But when John saw many Pharisees and Sadducees coming for baptism, he said to them, “You brood of vipers! Who warned you to flee from the wrath to come?”
Tomorrow morning my six year old son will open up his Star Wars Lego Advent Calendar and will promptly put together a little droid, or a mini-figure, or some other object from a long time ago in a galaxy far, far away.
And he will rejoice.
But it’s hard for me to call it an actual “Advent” calendar. First, Advent started last Sunday, not December 1st. Second, the little trinkets are certainly fun but they don’t really have anything to do with the “hastening and waiting” that define this season.

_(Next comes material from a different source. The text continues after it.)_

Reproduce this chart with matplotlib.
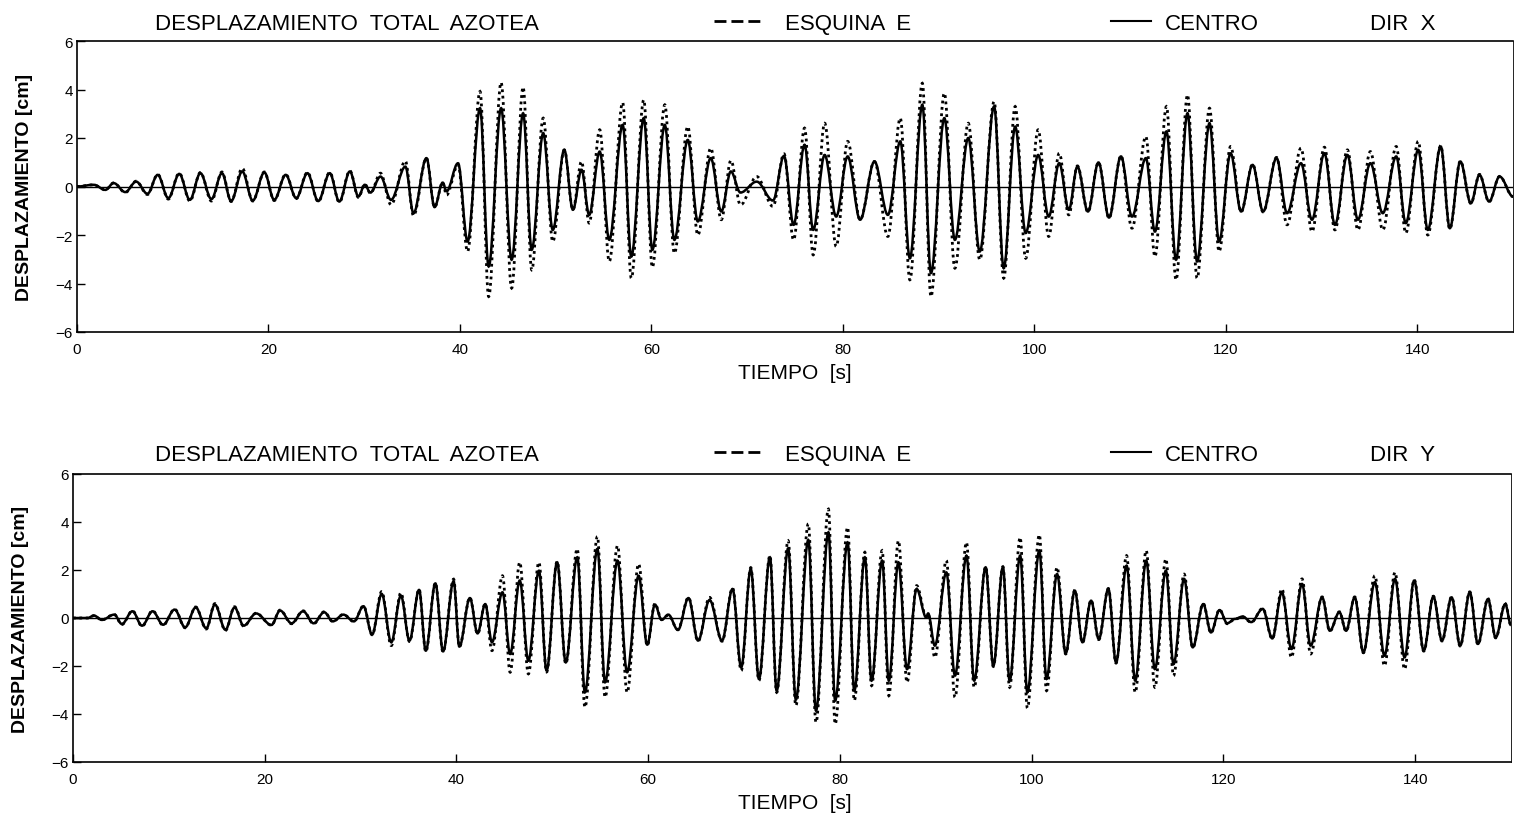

And, finally, Advent points to the arrival (and return!) of our Lord Jesus Christ, whereas most (if not all) Advent calendars point to the arrival of presents under a tree on Christmas morning.
Fleming Rutledge, my theological Advent hero, was once similarly struck by the strange juxtaposition of Advent calendars and the real message of Advent and said that the best Advent calendar would be one in which, every time you opened the next day/box, a strange bearded and camel-hair wearing man would jump out and shout, “You brood of vipers!”
John the Baptist gets to shine this time of year in church because he straddles the already but not yet. He sees the new world coming and warns the people of “the wrath that is to come.”
It just happens that the wrath of God is made manifest in the cross that is our salvation.
The church, in Advent, takes up John’s mantle and proclaims the truth that something is coming, and that we do need to prepare for it, but only because to miss it would ruin all the fun.
And yet, there is a strong temptation to make the call for preparation all about our need to finally make the world a good enough place for Christ to arrive. Preachers and pontificators alike will stand up and say things like, “You need to work on your racism, sexism, ageism, stop using styrofoam, go vegan, gluten-free, eat locally, think globally, live simply, practice diversity, give more, complain less, stop drinking so much.”
Which are all worthy things for us to do. But Christ arrives whether we do them or not. Frankly, Christ arrives because we do not do the things we should do. That’s the whole point!
Therefore, we don’t come to church in Advent (or any other time of year) to hear about what we need to do. Instead we come to hear about what’s been done, for us!
Or, as Martin Luther put it, “The Law says, ‘Do this,’ and it is never done. Grace says, ‘Believe in this,’ and everything is already done.”
The sad and bitter truth of this season is that we are “a brood of vipers” and that we have much to repent. And yet, the truly Good News of Advent is that Christ comes for us anyway. That’s why we sing of the hopes and fears of all the years – it is downright terrifying to be loved by God because we simply don’t deserve it.
But that’s also why the Good News is so good.